I don’t want to overdo the Curbside Captions, but this one seemed a good fit for our Truck Saturday theme. I think that the fertile imaginations of our readers will come up with some good ones here. So, load us up with your best captions!
Curbside Caption
– Posted on January 14, 2012
“My foot just slipped off the clutch, boss, I swear!”
CAUTION: Forgetting fulcrum may lead to sitting bricks.
I knew we shoulda checked the wheelie bar option
“You wanted me to offload ’em here, right?”
Actually, all kidding aside, this is how we used to unload building supplies when I had a summer job driving a 5 Ton flatbed. The load was on rollers, and when I’d get to the jobsite I’d unlock the rollers and then accelerate in reverse… slam on the brakes… then into first gear and accelerate forward. The load would (theoretically) slide cleanly off the back of the truck without much damage. Sometimes the front wheels would lift a bit. I think delivery methods have become a bit more sophisticated since 1971.
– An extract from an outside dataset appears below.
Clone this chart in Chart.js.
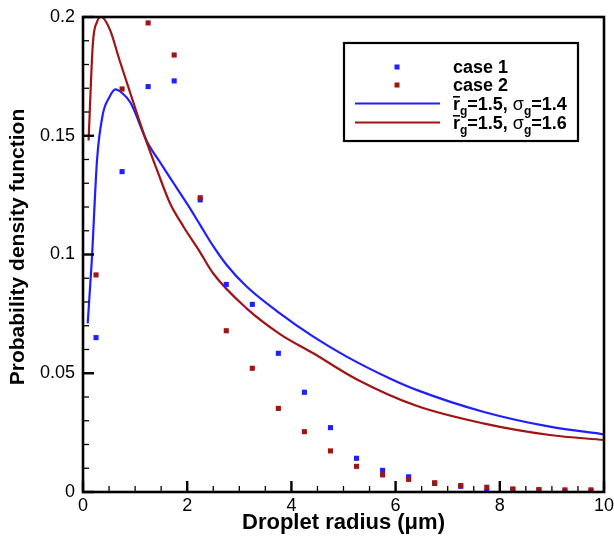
<!DOCTYPE html>
<html lang="en">
<head>
<meta charset="utf-8"/>
<title>Droplet radius PDF</title>
<script src="https://cdn.jsdelivr.net/npm/chart.js"></script>
<style>
  body { margin: 0; background: #fff; }
  #wrap { width: 614px; height: 539px; }
</style>
</head>
<body>
<div id="wrap"><canvas id="pdfChart" width="614" height="539"></canvas></div>
<script>
// binned data (bin centres)
const radiusBins = [0.25, 0.75, 1.25, 1.75, 2.25, 2.75, 3.25, 3.75, 4.25, 4.75,
                    5.25, 5.75, 6.25, 6.75, 7.25, 7.75, 8.25, 8.75, 9.25, 9.75];
const case1Pdf = [0.065, 0.1349, 0.1707, 0.1731, 0.123, 0.0874, 0.079, 0.0584, 0.042, 0.0271,
                  0.0142, 0.0091, 0.0064, 0.0036, 0.0024, 0.0003, 0.001, 0.0008, 0.0003, 0.0003];
const case2Pdf = [0.0914, 0.1697, 0.1975, 0.184, 0.1239, 0.0679, 0.0521, 0.0352, 0.0254, 0.0173,
                  0.0108, 0.0072, 0.0053, 0.0039, 0.0027, 0.002, 0.0013, 0.001, 0.0009, 0.0009];

// fitted curves
const fit14X = [0.09, 0.17, 0.27, 0.38, 0.5, 0.62, 0.75, 0.91, 1.23, 1.5, 1.74, 1.87, 2.0, 2.25, 2.5, 2.75,
                3.14, 3.78, 4.42, 5.06, 5.89, 6.4, 7.68, 8.96, 10];
const fit14Y = [0.071, 0.098, 0.14, 0.159, 0.166, 0.1695, 0.168, 0.164, 0.1475, 0.1381, 0.13, 0.1256, 0.1213, 0.1124, 0.1035, 0.0958,
                0.0865, 0.0752, 0.0654, 0.057, 0.0478, 0.043, 0.0338, 0.0275, 0.0243];
const fit16X = [0.107, 0.19, 0.27, 0.35, 0.52, 0.7, 1.035, 1.23, 1.42, 1.67, 1.93, 2.24, 2.5,
                3.14, 3.78, 4.42, 5.25, 6.4, 7.68, 8.96, 10];
const fit16Y = [0.148, 0.189, 0.198, 0.2, 0.1945, 0.1819, 0.1594, 0.1468, 0.1356, 0.1216, 0.1117, 0.1012, 0.092,
                0.0773, 0.0665, 0.0584, 0.0475, 0.0363, 0.0289, 0.024, 0.0219];

const xTickLabels = ['0', '2', '4', '6', '8', '10'];
const yTickLabels = ['0', '0.05', '0.1', '0.15', '0.2'];
const caseLabels = ['case 1', 'case 2'];
const fitRg = ['1.5', '1.5'];
const fitSigma = ['1.4', '1.6'];

const BLUE = '#1f1fff';
const RED = '#a01414';
const FONT = '"Liberation Sans", Arial, sans-serif';

const pts = (xs, ys) => xs.map((x, i) => ({x: x, y: ys[i]}));

// overline r, subscripts g, drawn piece by piece
function drawFitLabel(ctx, x, y, rg, sg) {
  const big = 'bold 18px ' + FONT, sub = 'bold 12px ' + FONT, sym = '18px ' + FONT;
  let cx = x;
  ctx.font = big;
  ctx.fillText('r', cx, y);
  const rw = ctx.measureText('r').width;
  ctx.fillRect(cx, y - 14, rw, 1.6);
  cx += rw;
  ctx.font = sub; ctx.fillText('g', cx, y + 5); cx += ctx.measureText('g').width;
  ctx.font = big; const t1 = '=' + rg + ', '; ctx.fillText(t1, cx, y); cx += ctx.measureText(t1).width;
  ctx.font = sym; ctx.fillText('σ', cx, y); cx += ctx.measureText('σ').width;
  ctx.font = sub; ctx.fillText('g', cx, y + 5); cx += ctx.measureText('g').width;
  ctx.font = big; ctx.fillText('=' + sg, cx, y);
}

const framePlugin = {
  id: 'frameAndTicks',
  afterDatasetsDraw(chart) {
    const {ctx, chartArea: a, scales: {x, y}} = chart;
    ctx.save();
    ctx.strokeStyle = '#000';
    // inner tick marks
    for (let k = 0; k <= 20; k++) {
      const px = x.getPixelForValue(k * 0.5);
      const major = k % 4 === 0;
      ctx.lineWidth = major ? 2.4 : 1.3;
      ctx.beginPath();
      ctx.moveTo(px, a.bottom);
      ctx.lineTo(px, a.bottom - (major ? 11 : 6));
      ctx.stroke();
    }
    for (let k = 0; k <= 20; k++) {
      const py = y.getPixelForValue(k * 0.01);
      const major = k % 5 === 0;
      ctx.lineWidth = major ? 2.4 : 1.3;
      ctx.beginPath();
      ctx.moveTo(a.left, py);
      ctx.lineTo(a.left + (major ? 11 : 6), py);
      ctx.stroke();
    }
    ctx.lineWidth = 2.6;
    ctx.strokeRect(a.left, a.top, a.right - a.left, a.bottom - a.top);

    // axis titles
    ctx.fillStyle = '#000';
    ctx.textAlign = 'center';
    ctx.textBaseline = 'middle';
    ctx.font = 'bold 22px ' + FONT;
    ctx.fillText('Droplet radius (μm)', (a.left + a.right) / 2, 523);
    ctx.save();
    ctx.translate(18, 247);
    ctx.rotate(-Math.PI / 2);
    ctx.font = 'bold 21px ' + FONT;
    ctx.fillText('Probability density function', 0, 0);
    ctx.restore();

    // legend box
    ctx.fillStyle = '#fff';
    ctx.fillRect(344, 43, 234, 98);
    ctx.lineWidth = 2.2;
    ctx.strokeRect(344, 43, 234, 98);
    ctx.textAlign = 'left';
    ctx.textBaseline = 'alphabetic';
    ctx.fillStyle = BLUE; ctx.fillRect(394.5, 64.5, 5, 5);
    ctx.fillStyle = RED; ctx.fillRect(394.5, 82.5, 5, 5);
    ctx.lineWidth = 2.2;
    ctx.strokeStyle = BLUE; ctx.beginPath(); ctx.moveTo(355, 103.5); ctx.lineTo(440, 103.5); ctx.stroke();
    ctx.strokeStyle = RED; ctx.beginPath(); ctx.moveTo(355, 122.5); ctx.lineTo(440, 122.5); ctx.stroke();
    ctx.fillStyle = '#000';
    ctx.font = 'bold 18px ' + FONT;
    ctx.fillText(caseLabels[0], 453, 73);
    ctx.fillText(caseLabels[1], 453, 91);
    drawFitLabel(ctx, 453, 110, fitRg[0], fitSigma[0]);
    drawFitLabel(ctx, 453, 129, fitRg[1], fitSigma[1]);
    ctx.restore();
  }
};

const ctx = document.getElementById('pdfChart').getContext('2d');
const pdfChart = new Chart(ctx, {
  type: 'scatter',
  data: {
    datasets: [
      {
        label: caseLabels[1],
        data: pts(radiusBins, case2Pdf),
        backgroundColor: RED,
        borderWidth: 0,
        pointStyle: 'rect',
        pointRadius: 3.6,
        order: 0
      },
      {
        label: caseLabels[0],
        data: pts(radiusBins, case1Pdf),
        backgroundColor: BLUE,
        borderWidth: 0,
        pointStyle: 'rect',
        pointRadius: 3.6,
        order: 1
      },
      {
        label: 'fit 1.6',
        data: pts(fit16X, fit16Y),
        showLine: true,
        borderColor: RED,
        borderWidth: 2.2,
        pointRadius: 0,
        cubicInterpolationMode: 'monotone',
        order: 2
      },
      {
        label: 'fit 1.4',
        data: pts(fit14X, fit14Y),
        showLine: true,
        borderColor: BLUE,
        borderWidth: 2.2,
        pointRadius: 0,
        cubicInterpolationMode: 'monotone',
        order: 3
      }
    ]
  },
  options: {
    responsive: false,
    animation: false,
    layout: { padding: { left: 0, top: 17, right: 10, bottom: 0 } },
    plugins: { legend: { display: false }, tooltip: { enabled: false } },
    scales: {
      x: {
        type: 'linear',
        min: 0,
        max: 10,
        grid: { display: false, drawTicks: false },
        border: { display: false },
        ticks: {
          stepSize: 2,
          padding: 3,
          color: '#000',
          font: { family: FONT, size: 18 },
          callback: (v, i) => xTickLabels[i]
        },
        afterFit: (s) => { s.height = 47; s.paddingLeft = 0; s.paddingRight = 0; }
      },
      y: {
        min: 0,
        max: 0.2,
        grid: { display: false, drawTicks: false },
        border: { display: false },
        ticks: {
          stepSize: 0.05,
          padding: 8,
          color: '#000',
          font: { family: FONT, size: 18 },
          callback: (v, i) => yTickLabels[i]
        },
        afterFit: (s) => { s.width = 83; s.paddingTop = 0; s.paddingBottom = 0; }
      }
    }
  },
  plugins: [framePlugin]
});
</script>
</body>
</html>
“So wait, you’re telling me the 10,000 GVWR is in POUNDS, not TONS? “
Memories of my college summers!!!! All joking aside: I lost count of the number of times I forgot to make sure that both latches were secured before I raised the body and had to fish the rear gate out of cement rubble, gravel or whatnot! 🙂
good times, good times!
Well Stan, here’s another nice mess you’ve gotten me into!
well, what did you expect when you ordered 1-[4-ethoxy-3-(6,7-dihydro-1-methyl-7-oxo-3-propyl-1H-pyrazolo[4,3-d]pyrimidin-5-yl) phenylsulfonyl]-4-methylpiperazine, in bulk?
Oh man the boss is gonna $”/+ a brick!
You took the words out of my mouth!
Ok, then, TOMORROW we’ll build the brick shithouse!
Damn it, you beat me to it. In the time it took me to log in.
Actually, I downloaded the pic and zoomed in because I really wanted to see the look on the driver’s face, without much luck.
“That salesman was right – that granny gear is really effective”
Aren’t those the guys from IRT Deadliest Roads?
When you see it……..
“Do you think you could come around the front and stand on the bumper for me ?”
“I warned you, JP, not to sell this classic truck to Educator Dan. He puts a big, powerful V8 in it and this is what you got!”
What did you think would happen?
Whatdoyamean the truck ain’t “professional grade”? I thought a Duramax diesel and Alison automatic would do the trick…
And this is how you get banned from Home Depot when all you were trying to do is pick up your landscaping bricks.
I told you! 8000 bricks was the limit. You just had to try 8001!
“Could be worse…”
“How?”
“Could be raining…”
“Whadda MEAN, just lower the bed and pull forward?!”
“Just, uh, pull forward…”
“I can’t pull forward.”
“What do you mean you can’t pull forward?”
“This is a Citroen truck, it’s front-wheel drive.”
That reminds me of one rainy day when we were moving – or trying to move – topsoil from one lot to another in a housing development. It was slippery enough that it was hard to position the dump truck on each end of the haul, and soon the loader operator pointed out to me that I was bringing back about half a load each time. We finally shut down for the day – I was probably lucky I didn’t have the front end rear up from too much of that muck sticking in the dump box.